J'avais rencontré Alain Robbe-Grillet à Bourges en 2004 (c'était le 18 novembre), il passait deux jours dans la capitale du Berry, invité pour les rencontres de la Fédération nationale des maisons d'écrivains. Déjeuner avec quelques participants et le maître, conversation entre une conférence et un verre de vin... Et ces notes prises...

Le pape du nouveau roman. « Il ne peut pas y avoir de pape puisqu’il n’y a pas d’église. André Breton a été le pape du surréalisme. Il excluait, il sanctionnait… Je me souviens d’une époque où on considérait que le seul roman possible était le roman de type balzacien. Je n’étais pas le pape. J’ai été volontiers le commis voyageur du nouveau roman. L’œuvre des écrivains qui s’y rattachent ne ressemble pas à Eugénie Grandet. Nous étions célèbres, mais sans lecteurs. On disait qu’on était illisible ! »
Je me souviens d'une maison d'écrivain à Palma de Majorque. C'était alors une petite ville charmante. Au-dessus de la ville il y avait la maison de Camilo José Cela (*). Je vais le voir. Dans le jardin toutes les allées portaient un nom de rue à son nom. Chaque fois que dans une ville on donnait son nom à une rue, on lui adressait un exemplaire de la plaque ! Il s'empressait de la poser sur un piquet pour ainsi baptiser les allées du jardin ! Et sa maison, il la faisait visiter par son fils. Et dans chaque pièce il y avait quelques feuillets, et le fils disait: l'écrivain a écrit tel livre ici. Dans la pièce suivante il y avait quelques autres feuillets et le fils poursuivait: l'écrivain a écrit tel livre ici. Et ainsi de suite dans chacune des pièces. C'était d'un grotesque absolu ! La visite s'est achevée par la cave. Il avait une immense cave à vin avec des milliers de bouteilles vidées, signées par les gens avec lesquels il avait bu chacune des bouteilles. Il m'a ressortit une bouteille que j'avais bue avec lui, là, il y avait trente ans, et que j'avais signée.
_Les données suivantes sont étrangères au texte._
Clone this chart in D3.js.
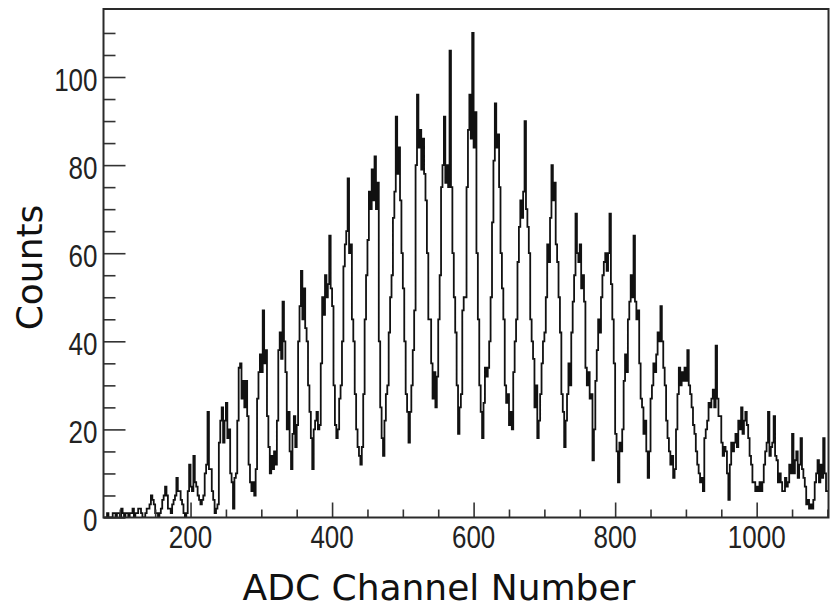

Et nous avons bu une nouvelle bouteille que j'ai à nouveau signée... Alors, est-ce que cette cave de bouteilles vides ça fait lire des livres ? Mais si la maison n'est pas habitée, ça fait un peu fossile. Et il y a des maisons qui ont tellement de succès qu'on a dû les modifier pour faciliter le passage des visiteurs, l'accueil,etc.>
(*) Camilo José Cela, écrivain espagnol galicien (1916), écrivain réaliste, conteur, prosateur.
Les maisons de Robbe-Grillet. « Il y a deux maisons auxquelles j’ai attaché une importance extrême. Ma maison natale à Brest, rasée par les américains et reconstruite par ma mère. Elle a conservé l’escalier en bois de la maison détruite. L’escalier avait subsisté. Et il y a la deuxième maison, aux Ménil-aux-Grains, acquise en 1963. Je voulais un château… On voulait vivre à la campagne. Ma femme a dit oui, mais pas dans une fermette, dans un château. Un jour on a eu le coup de foudre pour un petit château Louis XIV avec son parc. C’est mon éditeur, Mathieux Lindon, qui m’a acheté cette maison. Il s’est remboursé avec mes livres. Mais à l’époque où il a payé le château, je ne vendais rien ! Mes droits d’auteur m’ont ensuite permis de rétablir ce lieu, de le restaurer. Peu à peu tout l’argent que j’ai gagné a été englouti dans cette maison. Et en plus je l’ai introduite dans quelques travaux littéraires.
L'homme avait été drôle, joyeux compagnon, passionnant, il s'était prêté au jeu de la conversation avec les participants à ces journées et avec quelques journalistes dont votre serviteur. Lorsqu'il avait cherché un lavabo dans le Museum d'Histoire naturelle où se déroulait les rencontres, il était tombé nez-à-nez dans le hall avec un élan naturalisé. <<Salut toi ! Moi aussi je suis un dinosaure !>> avait-il lancé en caressant la bête. Après le travail, le soir, dans les rues de Bourges, il avait entraîné quelques hôtes dans quelques bistrots... Il voulait déguster les vins du Berry. Ce qui fut fait et... bien fait. Mais nous n'avons alors pas pris de notes.